Objective markers Our findings highlight that the subjective nature of HRQoL is one of the fundamental challenges of measuring HRQoL in children: can children reliably report HRQoL? Can proxies meaningfully report on the subjective experiences of children? These findings are consistent with existing literature, for example, findings of discrepancies between child and proxy reports of the child’s HRQoL [27, 28]. Participants described using objective passive/sensing data from wearables as objective markers to complement data on the quality of experience. Using objective markers aligns with Lin et al.’s conceptualisation that “HRQoL includes both subjective and objective components… objective assessment focuses on what the individual can do, such as walking” [2]. Our participants described the additional benefit of objective data placing minimal burden on respondents, consistent with findings that wearable activity monitors foster greater tracking adherence than manual tracking [29]. Future research could explore digital objective markers as a compliment to HRQoL measurement, with attention to issues around accuracy of sensing data, the complexity of managing the outputs (clinically and in research), and practical and ethical concerns about data collection via wearables.

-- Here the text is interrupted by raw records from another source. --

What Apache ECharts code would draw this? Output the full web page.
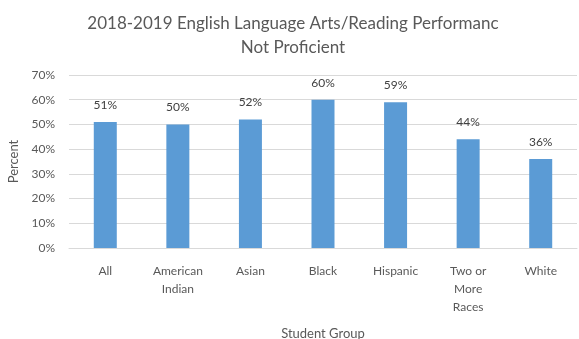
<!DOCTYPE html>
<html>
<head>
<meta charset="utf-8">
<script src="https://cdn.jsdelivr.net/npm/echarts@6/dist/echarts.min.js"></script>
<style>
html,body{margin:0;padding:0;background:#fff;}
#chart{width:579px;height:339px;}
</style>
</head>
<body>
<div id="chart"></div>
<script>
// Student groups on the x axis
const categories = ['All', 'American\nIndian', 'Asian', 'Black', 'Hispanic', 'Two or\nMore\nRaces', 'White'];
// Share of students not proficient, percent
const notProficient = [51, 50, 52, 60, 59, 44, 36];
// Y axis range and step, percent
const yMin = 0, yMax = 70, yStep = 10;

const font = 'Lato, "Open Sans", sans-serif';
const chart = echarts.init(document.getElementById('chart'));
chart.setOption({
  animation: false,
  title: {
    text: '2018-2019 English Language Arts/Reading Performanc\nNot Proficient',
    left: 288, top: 7, textAlign: 'center',
    textStyle: { fontFamily: font, fontSize: 17, fontWeight: 'normal', color: '#595959', lineHeight: 24 }
  },
  grid: { left: 69, right: 2, top: 75, bottom: 91, containLabel: false, outerBoundsMode: 'none' },
  xAxis: {
    type: 'category', data: categories,
    name: 'Student Group', nameLocation: 'middle', nameGap: 79,
    nameTextStyle: { fontFamily: font, fontSize: 13, color: '#595959' },
    axisLine: { lineStyle: { color: '#d9d9d9' } },
    axisTick: { show: false },
    axisLabel: { fontFamily: font, fontSize: 12, color: '#595959', margin: 14, lineHeight: 18, interval: 0 }
  },
  yAxis: {
    type: 'value', min: yMin, max: yMax, interval: yStep,
    name: 'Percent', nameLocation: 'middle', nameGap: 47, nameRotate: 90,
    nameTextStyle: { fontFamily: font, fontSize: 13, color: '#595959' },
    axisLine: { show: false }, axisTick: { show: false },
    splitLine: { lineStyle: { color: '#d9d9d9' } },
    axisLabel: { fontFamily: font, fontSize: 12, color: '#595959', margin: 14, formatter: v => v + '%' }
  },
  series: [{
    type: 'bar', data: notProficient, barWidth: 23,
    itemStyle: { color: '#5b9bd5' },
    label: { show: true, position: 'top', distance: 11, fontFamily: font, fontSize: 12, color: '#404040', formatter: p => p.value + '%' }
  }]
});
</script>
</body>
</html>
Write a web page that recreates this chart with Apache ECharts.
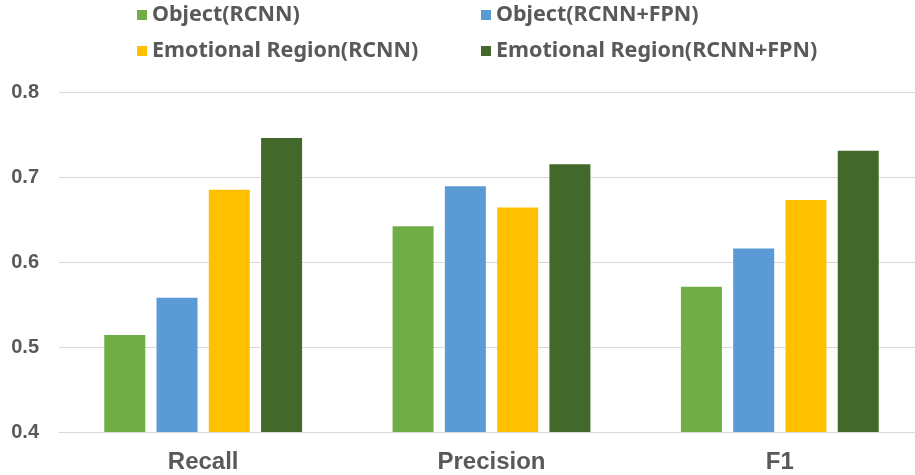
<!DOCTYPE html>
<html>
<head>
<meta charset="utf-8">
<script src="https://cdn.jsdelivr.net/npm/echarts@6/dist/echarts.min.js"></script>
<style>
html,body{margin:0;padding:0;background:#fff;overflow:hidden;width:915px;height:475px;}
#c{width:925px;height:475px;}
</style>
</head>
<body>
<div id="c"></div>
<script>
var categories = ['Recall', 'Precision', 'F1'];
var seriesNames = ['Object(RCNN)', 'Object(RCNN+FPN)', 'Emotional Region(RCNN)', 'Emotional Region(RCNN+FPN)'];
var objectRCNN = [0.514, 0.642, 0.571];
var objectFPN = [0.558, 0.689, 0.616];
var emoRCNN = [0.685, 0.664, 0.673];
var emoFPN = [0.746, 0.715, 0.731];
var yTicks = [0.4, 0.5, 0.6, 0.7, 0.8];

var colors = ['#70AD47', '#5B9BD5', '#FFC000', '#43682B'];
var values = [objectRCNN, objectFPN, emoRCNN, emoFPN];

var legendPos = [
  {left: 137, top: 3},
  {left: 481, top: 3},
  {left: 137, top: 39},
  {left: 481, top: 39}
];
var legendFont = {fontFamily: 'Noto Sans, Liberation Sans, sans-serif', fontSize: 21.5, fontWeight: 'bold', color: '#595959', lineHeight: 24};

var chart = echarts.init(document.getElementById('c'), null, {renderer: 'canvas'});
chart.setOption({
  animation: false,
  color: colors,
  legend: seriesNames.map(function (n, i) {
    return {
      data: [n],
      left: legendPos[i].left,
      top: legendPos[i].top,
      itemWidth: 10,
      itemHeight: 10,
      icon: 'rect',
      padding: 0,
      textStyle: legendFont
    };
  }),
  grid: {left: 59, right: 1, top: 92, bottom: 43, containLabel: false, outerBoundsMode: 'none'},
  xAxis: {
    type: 'category',
    data: categories,
    axisTick: {show: false},
    axisLine: {show: true, lineStyle: {color: '#D9D9D9', width: 1}},
    axisLabel: {
      margin: 18,
      fontFamily: 'Liberation Sans, Arial, sans-serif',
      fontSize: 24,
      fontWeight: 'bold',
      color: '#595959'
    }
  },
  yAxis: {
    type: 'value',
    min: yTicks[0],
    max: yTicks[yTicks.length - 1],
    interval: 0.1,
    axisLine: {show: false},
    axisTick: {show: false},
    splitLine: {lineStyle: {color: '#D9D9D9', width: 1}},
    axisLabel: {
      margin: 20,
      fontFamily: 'Liberation Sans, Arial, sans-serif',
      fontSize: 20,
      fontWeight: 'bold',
      color: '#595959',
      formatter: function (v) { return v.toFixed(1); }
    }
  },
  series: seriesNames.map(function (n, i) {
    return {
      name: n,
      type: 'bar',
      data: values[i],
      barWidth: 41,
      barGap: '27.5%',
      itemStyle: {color: colors[i]}
    };
  })
});
</script>
</body>
</html>
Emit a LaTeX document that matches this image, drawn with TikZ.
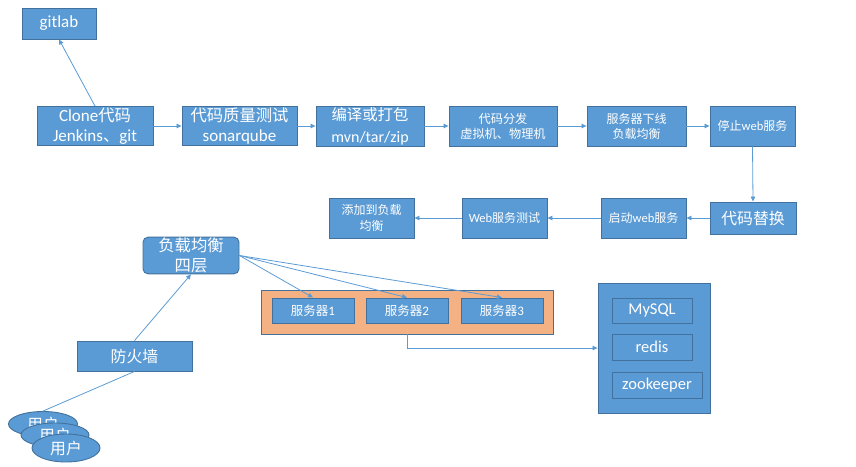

Continuity of measurement, in the context of development changes Participants hypothesised that reflections/reporting of HRQoL changes with development. Younger children may adapt to illness quicker and be more immediate and sensitive in their reflections/reporting of HRQoL (leading to higher variability). This hypothesis, that the mean and variability of HRQoL change with development, is a hypothesis that HRQoL measures are statistically non-stationary [30]. This poses the question- are changes in HRQoL over time due to a change in health status or due to developmental changes in how children report HRQoL? This is worthy of further exploration.

We recruited participants from a range of professional backgrounds, from across England. As such, it is likely that we have captured a range of practices and perspectives on HRQoL measurement. Our robust analysis procedures ensured we represented the range of views, including divergent/conflicting opinions. We reached data saturation [17] for our main aims.

Participants typically provided rich reflections on using HRQoL measures, drawing on their experiences. In contrast, some participants were unfamiliar with EMA, so although all participants did offer their thoughts on EMA, for many these were reflections on a hypothetical concept. Reflections based on real-life technology usage can be more beneficial than hypotheticals [31], and piloting with user feedback would be a beneficial next step for this research. Further limitations include an all-female group of researchers undertaking interviews and analysis, as well as a lack of ethnic diversity in the participant group. However, we think it is unlikely that gender or ethnicity would significantly influence research findings around paediatric HRQoL measurement in the UK. Finally, transcripts were professionally transcribed to ensure data quality. However, transcripts were not returned to participants for comment, which could have enhanced data quality. Further, participants were not asked to provide feedback on the findings.